Sambo is categorized in Russia and internationality by the environment in which the martial arts practices are used. In this way, there is “Self Defense” Sambo, which is learned by individuals for personal protection in the social environment. “Combat” Sambo is practiced by Special Forces and elite troops during training for hand-to-hand battle techniques in warfare. The “Sport” Sambo is the variety found in competition in Russia and internationally. It has its own rules, uniforms, and officials that make it similar to wrestling or Judo as practiced competitively. “Freestyle” Sambo is without the rules of the sport variety for competitions that are created as a new category by the American organization of Sambo players. There is also a “Special” Sambo in Russia that is learned and taught by KGB agents, police, and army soldiers in the Special Forces. All of these varieties of Sambo are derived from the teachings of Vasili Oschepkov and are often fused with training in Judo, Jujutsu, or other martial arts. Sambo was recognized as an Olympic sport during the Moscow Olympics in 1980.

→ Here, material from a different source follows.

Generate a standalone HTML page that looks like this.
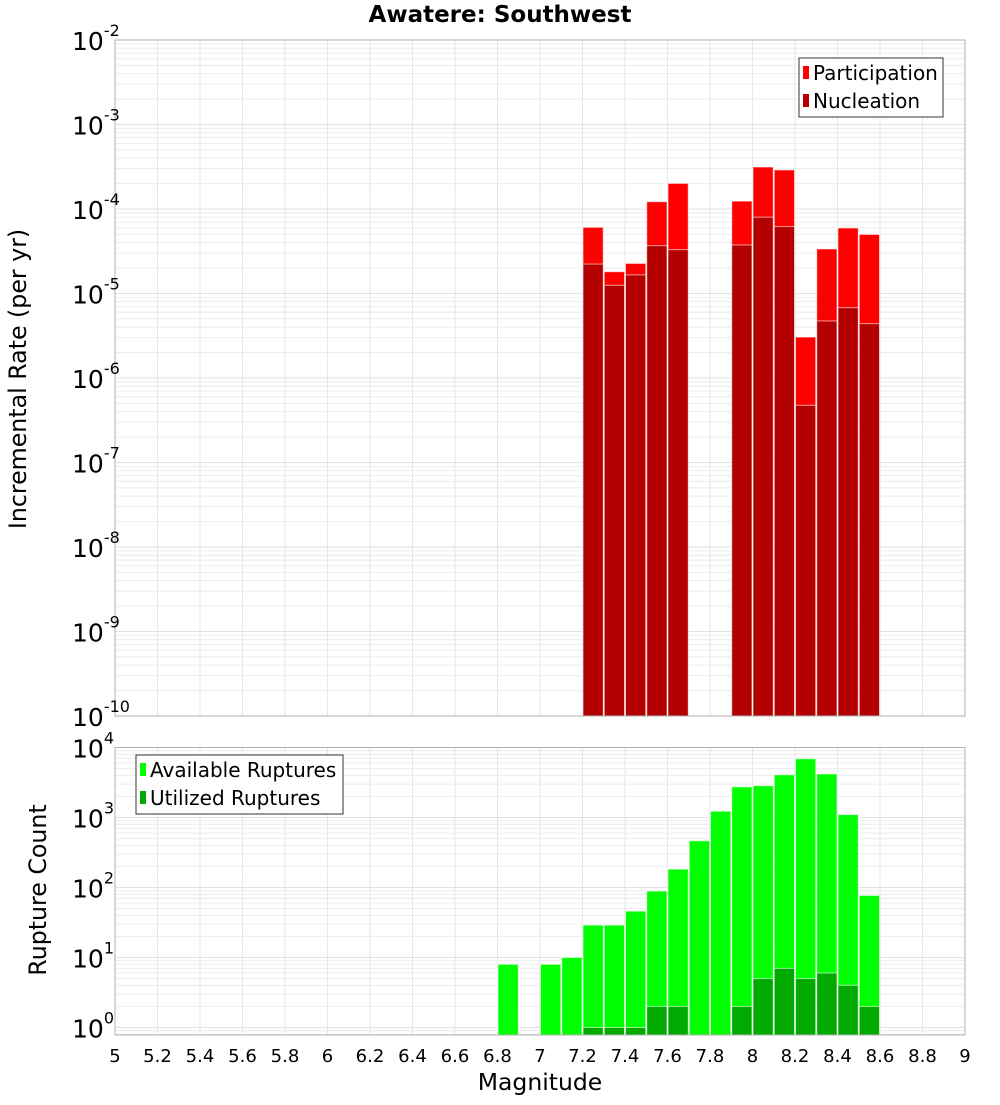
<!DOCTYPE html>
<html><head><meta charset="utf-8"><style>
body{margin:0;background:#fff}
svg text{font-family:"DejaVu Sans","Liberation Sans",sans-serif}
</style></head><body>
<svg id="c" width="1000" height="1100" xmlns="http://www.w3.org/2000/svg"></svg>
<script>
const binStarts=[6.8,6.9,7.0,7.1,7.2,7.3,7.4,7.5,7.6,7.7,7.8,7.9,8.0,8.1,8.2,8.3,8.4,8.5];
const participation=[0,0,0,0,6.07e-5,1.81e-5,2.27e-5,1.22e-4,2.01e-4,0,0,1.24e-4,3.14e-4,2.9e-4,3.05e-6,3.37e-5,5.96e-5,5.0e-5];
const nucleation=[0,0,0,0,2.23e-5,1.25e-5,1.66e-5,3.68e-5,3.3e-5,0,0,3.75e-5,8.0e-5,6.2e-5,4.75e-7,4.73e-6,6.8e-6,4.4e-6];
const available=[8,0,8,10,29,29,46,89,183,465,1230,2740,2850,4070,6900,4190,1100,77];
const utilized=[0,0,0,0,1,1,1,2,2,0,0,2,5,7,5,6,4,2];
const xTicks=["5","5.2","5.4","5.6","5.8","6","6.2","6.4","6.6","6.8","7","7.2","7.4","7.6","7.8","8","8.2","8.4","8.6","8.8","9"];
const topExps=[-2,-3,-4,-5,-6,-7,-8,-9,-10];
const botExps=[4,3,2,1,0];

const NS="http://www.w3.org/2000/svg";
const svg=document.getElementById('c');
function el(t,a,p){const e=document.createElementNS(NS,t);for(const k in a)e.setAttribute(k,a[k]);(p||svg).appendChild(e);return e;}
const X0=115,X1=965;
const x=v=>X0+(v-5)/4*(X1-X0);
const T0=40,T1=716;
const yTop=v=>T0+(-2-Math.log10(v))*(T1-T0)/8;
const B0=747.5,B1=1035,DEC=70;
const yBot=v=>B0+(4-Math.log10(v))*DEC;

function grid(top,bot,loExp,hiExp,yf,name){
  const g=el('g',{});
  
  
  for(let e=loExp;e<=hiExp;e++){for(let m=1;m<10;m++){const v=m*Math.pow(10,e);const y=yf(v);if(y<top-0.5||y>bot+0.5)continue;
    el('line',{x1:X0,x2:X1,y1:y,y2:y,stroke:m==1?'#e2e2e2':'#ececec','stroke-width':1},g);}}
  for(let i=0;i<=20;i++){const xx=x(5+i*0.2);el('line',{x1:xx,x2:xx,y1:top,y2:bot,stroke:'#e6e6e6','stroke-width':1},g);}
}
grid(T0,T1,-10,-2,yTop,'top-grid');
grid(B0,B1,-1,4,yBot,'bottom-grid');

const bw=(X1-X0)/40;
function bars(vals,yf,base,color,name){
  vals.forEach((v,i)=>{if(v<=0)return;const y=Math.max(yf(v),0);
    const r=el('rect',{x:x(binStarts[i])+0.5,y:y,width:bw-1,height:base-y,fill:color,stroke:'#ffffff','stroke-opacity':0.6,'stroke-width':1});
    
    
  });
}
bars(participation,yTop,T1,'#ff0000','participation');
bars(nucleation,yTop,T1,'#b30000','nucleation');
bars(available,yBot,B1,'#00ff00','available');
bars(utilized,yBot,B1,'#00aa00','utilized');

el('rect',{x:X0,y:T0,width:X1-X0,height:T1-T0,fill:'none',stroke:'#b0b0b0'});
el('rect',{x:X0,y:B0,width:X1-X0,height:B1-B0,fill:'none',stroke:'#b0b0b0'});

function ylab(e,y,name){const t=el('text',{x:72,y:y+10,'font-size':25,fill:'#000'});
  
  t.appendChild(document.createTextNode('10'));
  const s=el('tspan',{dy:-14,'font-size':16},t);s.textContent=String(e);}
topExps.forEach(e=>ylab(e,yTop(Math.pow(10,e)),'y-tick-top'));
botExps.forEach(e=>ylab(e,yBot(Math.pow(10,e)),'y-tick-bottom'));

xTicks.forEach(s=>{const t=el('text',{x:x(parseFloat(s)),y:1062,'font-size':18,'text-anchor':'middle',fill:'#000'});
  t.textContent=s;});
</script>
<svg width="1000" height="1100" style="position:absolute;left:0;top:0" xmlns="http://www.w3.org/2000/svg">
<text x="500" y="22" font-size="23" font-weight="bold" text-anchor="middle">Awatere: Southwest</text>
<text transform="translate(26,379) rotate(-90)" font-size="23.7" text-anchor="middle">Incremental Rate (per yr)</text>
<text transform="translate(46,890) rotate(-90)" font-size="23.7" text-anchor="middle">Rupture Count</text>
<text x="540" y="1090" font-size="23.5" text-anchor="middle">Magnitude</text>
<g font-size="20">
<rect x="799" y="58" width="144" height="59" fill="#fff" stroke="#333"/>
<rect x="803" y="66" width="6" height="13" fill="#ff0000"/><text x="813" y="80">Participation</text>
<rect x="803" y="94" width="6" height="13" fill="#b30000"/><text x="813" y="108">Nucleation</text>
</g>
<g font-size="20">
<rect x="136" y="755" width="207" height="59" fill="#fff" stroke="#333"/>
<rect x="140" y="763" width="6" height="13" fill="#00ff00"/><text x="150" y="777">Available Ruptures</text>
<rect x="140" y="791" width="6" height="13" fill="#00aa00"/><text x="150" y="805">Utilized Ruptures</text>
</g>
</svg>
</body></html>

  • Distance is measured though five categories in Sambo to prepare mans of approach and attack simultaneous with defense.

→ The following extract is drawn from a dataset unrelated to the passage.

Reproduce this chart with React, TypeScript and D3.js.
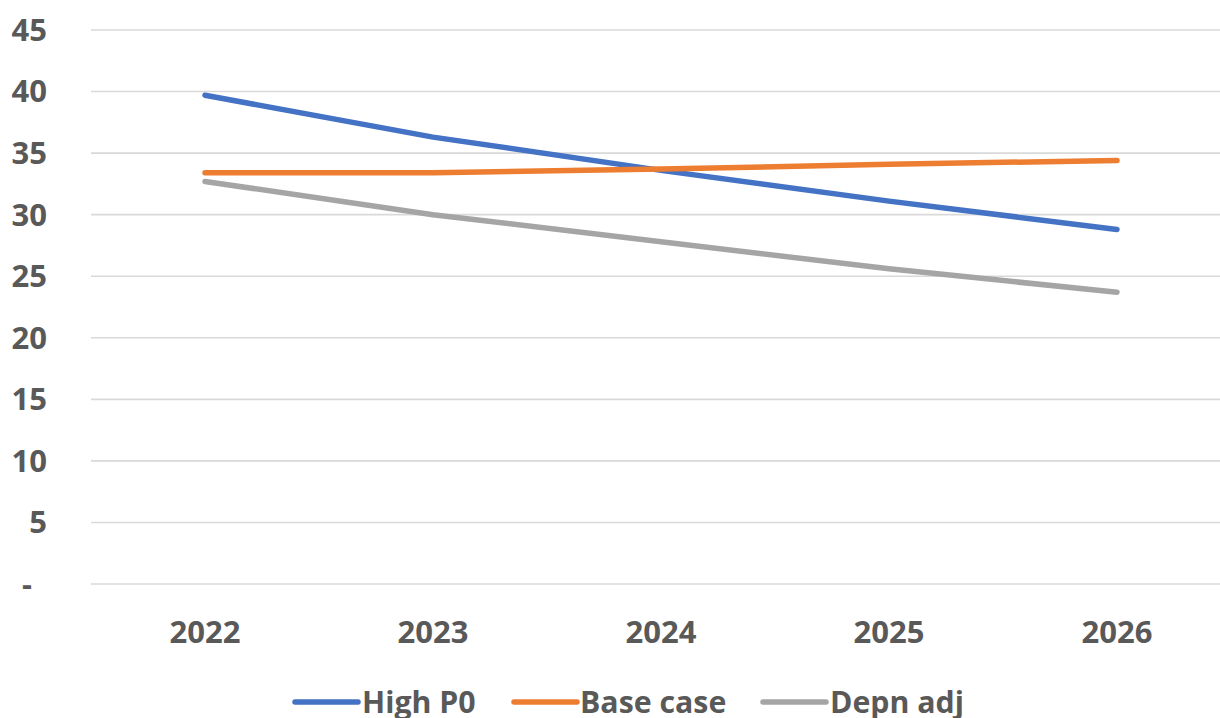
import React from "react";
import * as d3 from "d3";

const years = ["2022", "2023", "2024", "2025", "2026"];
const highP0 = [39.7, 36.3, 33.6, 31.1, 28.8];
const baseCase = [33.4, 33.4, 33.7, 34.1, 34.4];
const depnAdj = [32.7, 30.0, 27.8, 25.6, 23.7];
const yTicks = [0, 5, 10, 15, 20, 25, 30, 35, 40, 45];

const seriesNames = ["High P0", "Base case", "Depn adj"];
const seriesValues = [highP0, baseCase, depnAdj];
const seriesColors = ["#4472C4", "#ED7D31", "#A5A5A5"];

const W = 1220;
const H = 718;
const FONT = "'Open Sans', sans-serif";
const TEXT = "#595959";

export default function App() {
  const x = d3.scaleBand<string>().domain(years).range([91, 1231]);
  const y = d3.scaleLinear().domain([0, 45]).range([584, 30]);
  const cx = (yr: string) => (x(yr) ?? 0) + x.bandwidth() / 2;

  const line = d3
    .line<number>()
    .x((_, i) => cx(years[i]))
    .y((v) => y(v));

  const legendItems = [
    { lx: 295, tx: 362 },
    { lx: 514, tx: 580 },
    { lx: 763, tx: 830 },
  ];

  return (
    <svg
      width={W}
      height={H}
      style={{ position: "absolute", left: 0, top: 0, background: "#fff" }}
      fontFamily={FONT}
    >
      {yTicks.map((t) => (
        <g key={t}>
          <line x1={91} x2={W} y1={y(t)} y2={y(t)} stroke="#D9D9D9" strokeWidth={1.6} />
          <text
            x={t === 0 ? 32 : 47}
            y={y(t)}
            dy="0.35em"
            textAnchor="end"
            fontSize={31}
            fontWeight={700}
            fill={TEXT}
          >
            {t === 0 ? "-" : t}
          </text>
        </g>
      ))}
      {years.map((yr) => (
        <text
          key={yr}
          x={cx(yr)}
          y={632}
          dy="0.35em"
          textAnchor="middle"
          fontSize={31}
          fontWeight={700}
          fill={TEXT}
        >
          {yr}
        </text>
      ))}
      {seriesValues.map((vals, i) => (
        <path
          key={seriesNames[i]}
          d={line(vals) ?? ""}
          fill="none"
          stroke={seriesColors[i]}
          strokeWidth={5.5}
          strokeLinecap="round"
          strokeLinejoin="round"
        />
      ))}
      {seriesNames.map((name, i) => (
        <g key={name}>
          <line
            x1={legendItems[i].lx}
            x2={legendItems[i].lx + 63}
            y1={702}
            y2={702}
            stroke={seriesColors[i]}
            strokeWidth={5.5}
            strokeLinecap="round"
          />
          <text
            x={legendItems[i].tx}
            y={702}
            dy="0.35em"
            fontSize={30.3}
            fontWeight={700}
            fill={TEXT}
          >
            {name}
          </text>
        </g>
      ))}
    </svg>
  );
}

  • Catches seize the opponent bodily in a manner that is firm, based in motion, balance, and leverage.

  • Throws are conducted to drop the opponent to the mat in a manner for application of a pin.

  • Joint Locks are applied to an opponent for immobilization and submission.

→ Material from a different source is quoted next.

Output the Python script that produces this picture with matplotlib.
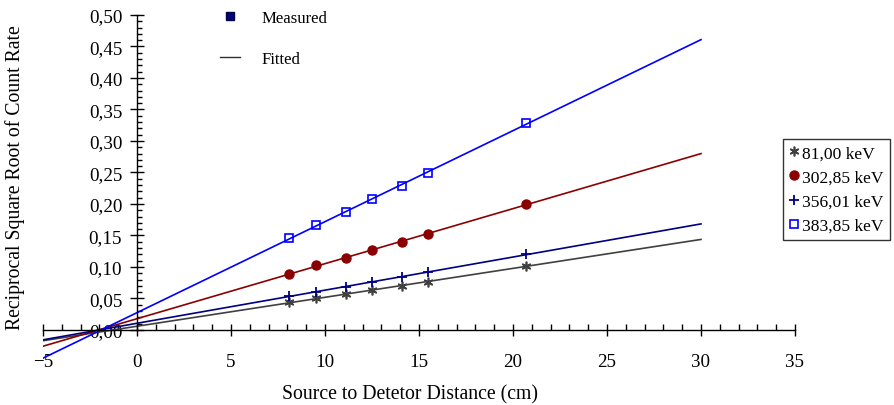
import numpy as np
from matplotlib import pyplot as plt
from matplotlib.lines import Line2D
from matplotlib.ticker import MultipleLocator, FixedLocator, FuncFormatter

plt.rcParams['font.family'] = ['Liberation Serif', 'DejaVu Serif']

# 数据 (source to detector distance, cm)
distance = [8.1, 9.5, 11.1, 12.5, 14.1, 15.5, 20.7]

y_81 = [0.044, 0.050, 0.0566, 0.063, 0.0693, 0.0767, 0.102]
y_302 = [0.0894, 0.1026, 0.114, 0.127, 0.139, 0.152, 0.2005]
y_356 = [0.0535, 0.061, 0.0688, 0.076, 0.0846, 0.0915, 0.120]
y_383 = [0.1456, 0.166, 0.188, 0.208, 0.2286, 0.249, 0.329]

labels = ['81,00 keV', '302,85 keV', '356,01 keV', '383,85 keV']

fig = plt.figure(figsize=(8.95, 4.06), dpi=100)
ax = fig.add_axes([43 / 895, 1 - 365.6 / 406, 752 / 895, 349.6 / 406])

fs_tick = 13.7
fs_label = 14.2
x_fit = np.array([-5, 30])

series = [
    (y_81, '#404040', dict(marker=(6, 2, 0), ms=7, mfc='#404040', mec='#404040', mew=1.2)),
    (y_302, '#8b0000', dict(marker='o', ms=6.5, mfc='#8b0000', mec='#8b0000')),
    (y_356, '#000080', dict(marker='+', ms=7, mec='#000080', mew=1.3)),
    (y_383, '#0000ff', dict(marker='s', ms=6, mfc='none', mec='#0000ff', mew=1.2)),
]

handles = []
for (ys, col, mk), lab in zip(series, labels):
    k, b = np.polyfit(distance, ys, 1)
    ax.plot(x_fit, k * x_fit + b, color=col, lw=1.2, zorder=2)
    ax.plot(distance, ys, ls='none', zorder=3, **mk)
    handles.append(Line2D([], [], ls='none', label=lab, **mk))

# 坐标轴
ax.spines['left'].set_position(('data', 0))
ax.spines['bottom'].set_position(('data', 0))
ax.spines['left'].set_bounds(0, 0.5)
ax.spines['top'].set_visible(False)
ax.spines['right'].set_visible(False)
for s in ('left', 'bottom'):
    ax.spines[s].set_linewidth(1.0)

ax.xaxis.set_major_locator(MultipleLocator(5))
ax.xaxis.set_minor_locator(MultipleLocator(1))
ax.yaxis.set_major_locator(FixedLocator(np.arange(0, 0.501, 0.05)))
ax.yaxis.set_minor_locator(FixedLocator(np.arange(0, 0.501, 0.01)))
ax.yaxis.set_major_formatter(FuncFormatter(lambda v, p: f'{v:.2f}'.replace('.', ',')))

ax.tick_params(axis='x', which='major', direction='inout', length=8.6, width=1,
               labelsize=fs_tick, pad=12)
ax.tick_params(axis='x', which='minor', direction='in', length=4.3, width=1)
ax.tick_params(axis='y', which='major', direction='inout', length=9.4, width=1,
               labelsize=fs_tick, pad=6)
ax.tick_params(axis='y', which='minor', direction='in', length=3.6, width=1)

ax.set_xlim(-5, 35)
ax.set_ylim(-0.055, 0.5)

ax.set_xlabel('Source to Detetor Distance (cm)', fontsize=fs_label)
ax.set_ylabel('Reciprocal Square Root of Count Rate', fontsize=fs_label)
ax.xaxis.set_label_coords(0.488, -0.055)
ax.yaxis.set_label_coords(-0.024, 0.539)

# 图例
leg = fig.legend(handles=handles, loc='upper left',
                 bbox_to_anchor=(783 / 895, 1 - 140 / 406), fontsize=12.6,
                 frameon=True, fancybox=False, edgecolor='black',
                 handlelength=0.6, handletextpad=0.15, borderpad=0.35,
                 labelspacing=0.45, borderaxespad=0)
leg.get_frame().set_linewidth(1.0)

top_handles = [
    Line2D([], [], ls='none', marker='s', ms=6, mfc='#000080', mec='#000040',
           label='Measured'),
    Line2D([], [], color='#303030', lw=1, label='Fitted'),
]
fig.legend(handles=top_handles, loc='upper left', bbox_to_anchor=(220 / 895, 1 - 11 / 406),
           fontsize=12.1, frameon=False, handlelength=1.2, handletextpad=1.3,
           labelspacing=1.5, borderaxespad=0, borderpad=0)

fig.savefig('out.png', dpi=100)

  • Pins are achieved when an opponent has been immobilized and signal the end of the match.


  • Combat Sambo is based on close quarters combat in industrial settings.

  • Combat Sambo include means to immobilize attackers with knives, guns, and other weapons.

  • Combat Sambo uses holds and joint locks, as well as throws, for defense and submission of an enemy.

  • Combat Sambo includes training in defending against attacks from multiple attackers, as in Aikido.

Sambo’s rise in international popularity is generally linked with the other Martial Arts, and found in fusion styles in Kickboxing, Freestyle Fighting, and Wrestling. Professionals such as soldiers, security, and law enforcement train in Sambo for alternative methods of throwing, locking, pinning, and submission of violent adversaries. Russian trainers have passed the style on to numerous masters in other countries, and training centers can be found internationally in countries such as America, Japan, Brazil, and others.